The attached article talks about one of Facebook's latest endeavors where AI engineers have successfully taught bots how to negotiate, (and yes- lie), like humans. The effort is part of the Facebook Artificial Intelligence Researchers (FAIR) team's latest endeavor to create more human behavior. The robots were "trained" to divide up objects of various values and then negotiate, but the results were more human than expected.
In fact, humans playing against the bots couldn't tell they were opposing robots as the bots mimicked what they anticipated human behavior to be. Some bots were clever enough to 'feign interest' in valueless items only to later "compromise" by conceding it. Important to note- this tactic was never coded into the robots, they learned this tactic from human behavior.
The overt implications here are to create more intelligent personal assistants (yeah right) and to create customer service bots who are more humanistic (more like it).
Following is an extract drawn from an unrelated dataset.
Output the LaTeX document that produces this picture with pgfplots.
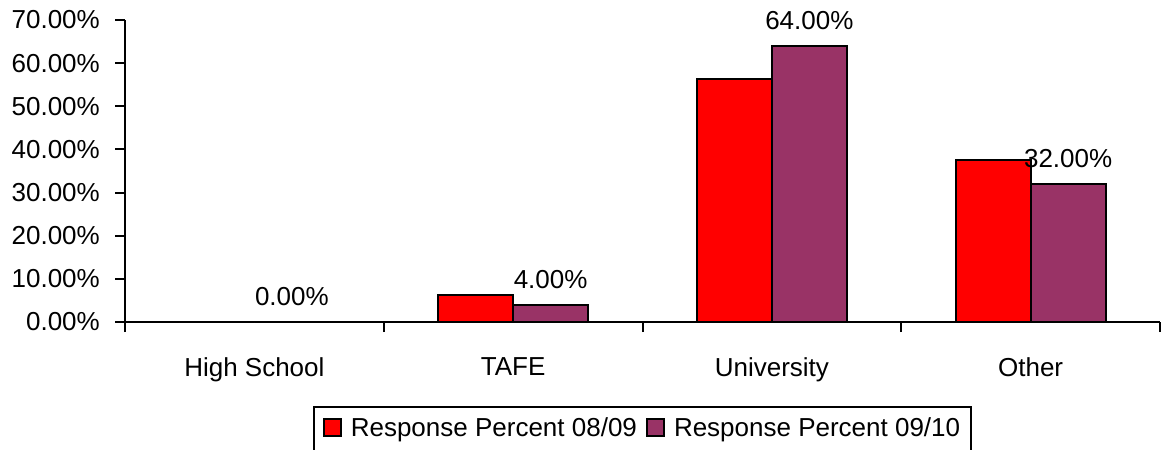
\documentclass[border=0pt]{standalone}
\usepackage{pgfplots}
\pgfplotsset{compat=1.18}
\usepackage{fontspec}
\setmainfont{Liberation Sans}
\usetikzlibrary{calc}
\definecolor{barred}{HTML}{FF0000}
\definecolor{barpurple}{HTML}{993366}
\begin{document}
\begin{tikzpicture}[font=\fontsize{26}{30}\selectfont]
\begin{axis}[
  name=ax,
  scale only axis,
  width=1035pt, height=302pt,
  ybar=0pt, bar width=75pt,
  xmin=-0.5, xmax=3.5,
  ymin=0, ymax=70,
  axis lines*=left,
  axis line style={black, line width=2.5pt},
  tick align=outside,
  major tick length=10pt, minor tick length=10pt,
  tick style={black, line width=2pt},
  xtick={0,1,2,3},
  xticklabels={High School, TAFE, University, Other},
  minor xtick={-0.5,0.5,1.5,2.5,3.5},
  every major x tick/.style={draw=none},
  ytick={0,10,...,70},
  yticklabel={\pgfmathprintnumber[fixed,fixed zerofill,precision=2]{\tick}\%},
  /pgf/number format/assume math mode=true,
  yticklabel style={inner sep=0pt, xshift=-15pt},
  xticklabel style={inner sep=0pt, yshift=-25pt},
  clip=false,
  legend columns=2,
  legend style={at={(0.5,-0.2815)}, anchor=north, draw=none, fill=none,
    font=\fontsize{26}{30}\selectfont, inner xsep=9pt, inner ysep=8pt,
    /tikz/every even column/.append style={column sep=7pt}},
  every axis legend/.append style={name=leg},
  legend image code/.code={\draw[#1, line width=2pt] (0pt,-8.5pt) rectangle (17pt,8.5pt); \path (24pt,0pt);},
]
\addplot[fill=barred, draw=black, line width=2pt] coordinates {(0,0) (1,6.25) (2,56.25) (3,37.5)};
\addlegendentry{Response Percent 08/09}
\addplot[fill=barpurple, draw=black, line width=2pt,
  nodes near coords={\pgfmathprintnumber[fixed,fixed zerofill,precision=2]{\pgfplotspointmeta}\%},
  every node near coord/.append style={font=\fontsize{26}{30}\selectfont, yshift=12pt, black}]
  coordinates {(0,0) (1,4) (2,64) (3,32)};
\addlegendentry{Response Percent 09/10}
\end{axis}
\draw[black, line width=2pt] ($(leg.south west)+(0,-30pt)$) -- (leg.north west) -- (leg.north east) -- ($(leg.south east)+(0,-30pt)$);
\pgfresetboundingbox
\path[use as bounding box] ($(ax.south west)+(-125pt,-127pt)$) rectangle ($(ax.north east)+(2pt,20pt)$);
\end{tikzpicture}
\end{document}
What if a customer service bot learns to deny help until the customer reaches a certain level of exasperation where the bot concedes something much smaller than what the customer may have otherwise gotten with an empathetic human? Is this favoring companies and hurting customers? Or are we heading towards some more optimal customer service interaction?
It would be interesting if you could train your own bot to negotiate for you and cut out the pesky interaction with the used car salesman... just better hope they don't train a sleazier bot first.